**Task description**
Return the material exactly, first line through the line containing "sep=0pt, anchor=base east]", and nothing more. Pictures stay out.

**Source excerpt**

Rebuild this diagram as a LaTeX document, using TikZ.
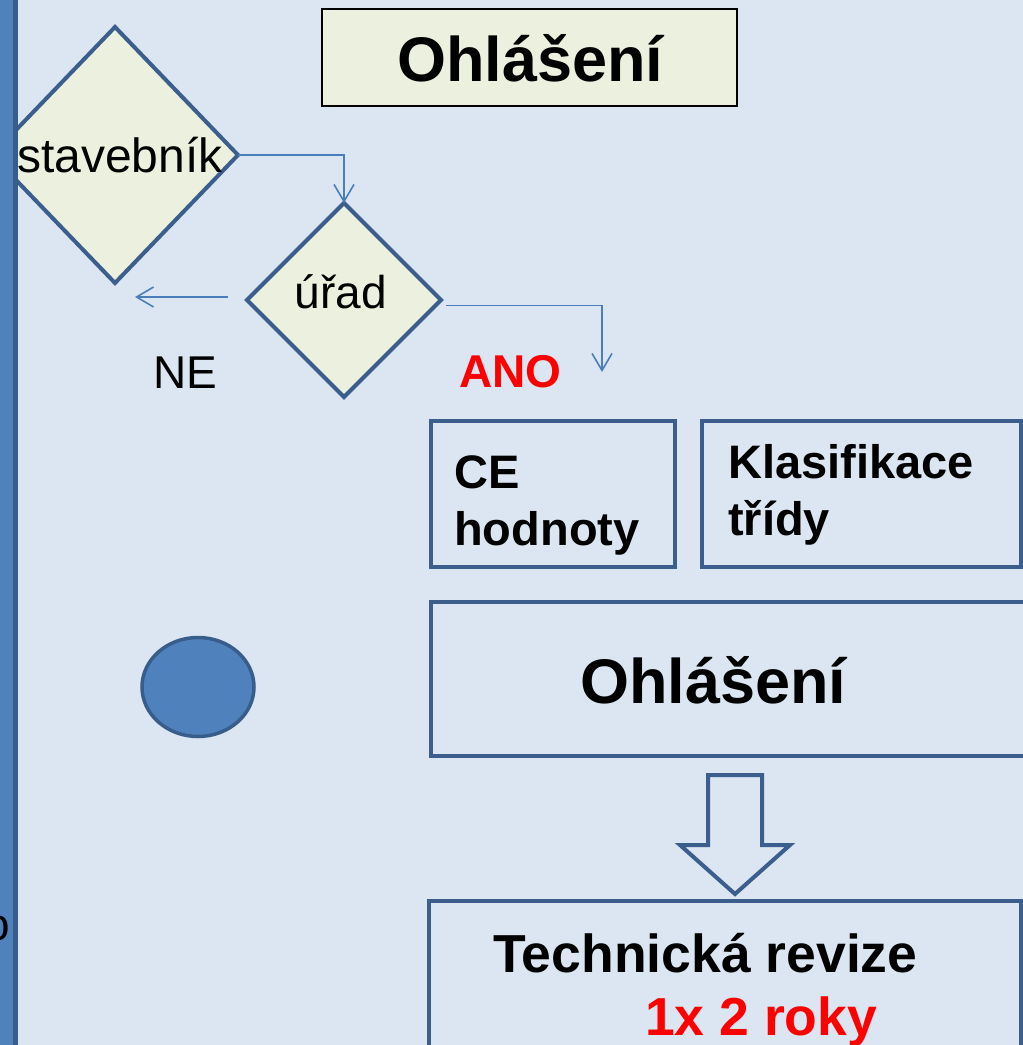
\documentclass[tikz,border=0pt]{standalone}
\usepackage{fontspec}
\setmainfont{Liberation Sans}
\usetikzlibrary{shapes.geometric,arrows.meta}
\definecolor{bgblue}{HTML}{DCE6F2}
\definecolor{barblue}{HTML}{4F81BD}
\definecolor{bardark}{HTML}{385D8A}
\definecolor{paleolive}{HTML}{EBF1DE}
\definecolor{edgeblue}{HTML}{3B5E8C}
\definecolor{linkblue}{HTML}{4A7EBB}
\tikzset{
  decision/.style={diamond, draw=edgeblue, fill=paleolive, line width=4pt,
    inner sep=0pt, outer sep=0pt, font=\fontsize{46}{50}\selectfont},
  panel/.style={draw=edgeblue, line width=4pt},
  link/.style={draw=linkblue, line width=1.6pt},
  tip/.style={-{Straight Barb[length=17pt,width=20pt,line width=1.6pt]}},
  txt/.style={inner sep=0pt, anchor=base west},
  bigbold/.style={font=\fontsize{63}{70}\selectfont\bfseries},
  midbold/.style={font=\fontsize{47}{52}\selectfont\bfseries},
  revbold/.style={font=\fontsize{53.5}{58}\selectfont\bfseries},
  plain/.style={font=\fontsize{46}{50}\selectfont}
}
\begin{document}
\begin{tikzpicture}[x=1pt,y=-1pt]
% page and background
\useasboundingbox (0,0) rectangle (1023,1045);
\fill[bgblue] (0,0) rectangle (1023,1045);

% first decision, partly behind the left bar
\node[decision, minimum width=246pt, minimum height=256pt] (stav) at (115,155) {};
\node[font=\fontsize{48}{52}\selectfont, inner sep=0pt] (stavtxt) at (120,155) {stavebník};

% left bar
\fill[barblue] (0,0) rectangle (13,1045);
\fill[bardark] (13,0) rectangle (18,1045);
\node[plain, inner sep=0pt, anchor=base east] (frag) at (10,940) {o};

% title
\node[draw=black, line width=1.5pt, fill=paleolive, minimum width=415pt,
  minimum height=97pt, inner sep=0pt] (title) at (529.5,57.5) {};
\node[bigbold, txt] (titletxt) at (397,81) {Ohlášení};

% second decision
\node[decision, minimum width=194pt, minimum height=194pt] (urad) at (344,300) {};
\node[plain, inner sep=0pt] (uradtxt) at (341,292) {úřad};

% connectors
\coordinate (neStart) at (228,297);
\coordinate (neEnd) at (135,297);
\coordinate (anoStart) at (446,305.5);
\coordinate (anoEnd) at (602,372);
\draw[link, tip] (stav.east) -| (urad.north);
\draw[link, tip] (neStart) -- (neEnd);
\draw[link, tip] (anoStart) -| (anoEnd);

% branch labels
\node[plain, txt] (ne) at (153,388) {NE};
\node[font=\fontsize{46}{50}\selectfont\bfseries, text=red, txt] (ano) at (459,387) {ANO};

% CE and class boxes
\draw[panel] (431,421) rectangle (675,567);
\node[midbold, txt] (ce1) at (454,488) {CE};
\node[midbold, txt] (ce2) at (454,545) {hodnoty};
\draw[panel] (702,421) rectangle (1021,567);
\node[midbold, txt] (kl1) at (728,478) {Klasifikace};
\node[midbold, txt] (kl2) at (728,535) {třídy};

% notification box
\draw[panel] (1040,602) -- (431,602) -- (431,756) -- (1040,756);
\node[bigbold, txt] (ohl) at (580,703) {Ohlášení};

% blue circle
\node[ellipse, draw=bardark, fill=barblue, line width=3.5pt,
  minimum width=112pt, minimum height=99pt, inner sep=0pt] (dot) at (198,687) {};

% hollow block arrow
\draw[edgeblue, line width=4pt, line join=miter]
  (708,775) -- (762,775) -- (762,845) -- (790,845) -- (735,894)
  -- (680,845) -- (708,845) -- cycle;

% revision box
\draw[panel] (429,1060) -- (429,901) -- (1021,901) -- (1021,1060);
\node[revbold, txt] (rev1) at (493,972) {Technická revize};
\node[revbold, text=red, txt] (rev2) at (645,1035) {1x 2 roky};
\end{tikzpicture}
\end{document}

**Problem solution**
Rebuild this diagram as a LaTeX document, using TikZ.
\documentclass[tikz,border=0pt]{standalone}
\usepackage{fontspec}
\setmainfont{Liberation Sans}
\usetikzlibrary{shapes.geometric,arrows.meta}
\definecolor{bgblue}{HTML}{DCE6F2}
\definecolor{barblue}{HTML}{4F81BD}
\definecolor{bardark}{HTML}{385D8A}
\definecolor{paleolive}{HTML}{EBF1DE}
\definecolor{edgeblue}{HTML}{3B5E8C}
\definecolor{linkblue}{HTML}{4A7EBB}
\tikzset{
  decision/.style={diamond, draw=edgeblue, fill=paleolive, line width=4pt,
    inner sep=0pt, outer sep=0pt, font=\fontsize{46}{50}\selectfont},
  panel/.style={draw=edgeblue, line width=4pt},
  link/.style={draw=linkblue, line width=1.6pt},
  tip/.style={-{Straight Barb[length=17pt,width=20pt,line width=1.6pt]}},
  txt/.style={inner sep=0pt, anchor=base west},
  bigbold/.style={font=\fontsize{63}{70}\selectfont\bfseries},
  midbold/.style={font=\fontsize{47}{52}\selectfont\bfseries},
  revbold/.style={font=\fontsize{53.5}{58}\selectfont\bfseries},
  plain/.style={font=\fontsize{46}{50}\selectfont}
}
\begin{document}
\begin{tikzpicture}[x=1pt,y=-1pt]
% page and background
\useasboundingbox (0,0) rectangle (1023,1045);
\fill[bgblue] (0,0) rectangle (1023,1045);

% first decision, partly behind the left bar
\node[decision, minimum width=246pt, minimum height=256pt] (stav) at (115,155) {};
\node[font=\fontsize{48}{52}\selectfont, inner sep=0pt] (stavtxt) at (120,155) {stavebník};

% left bar
\fill[barblue] (0,0) rectangle (13,1045);
\fill[bardark] (13,0) rectangle (18,1045);
\node[plain, inner sep=0pt, anchor=base east] (frag) at (10,940) {o};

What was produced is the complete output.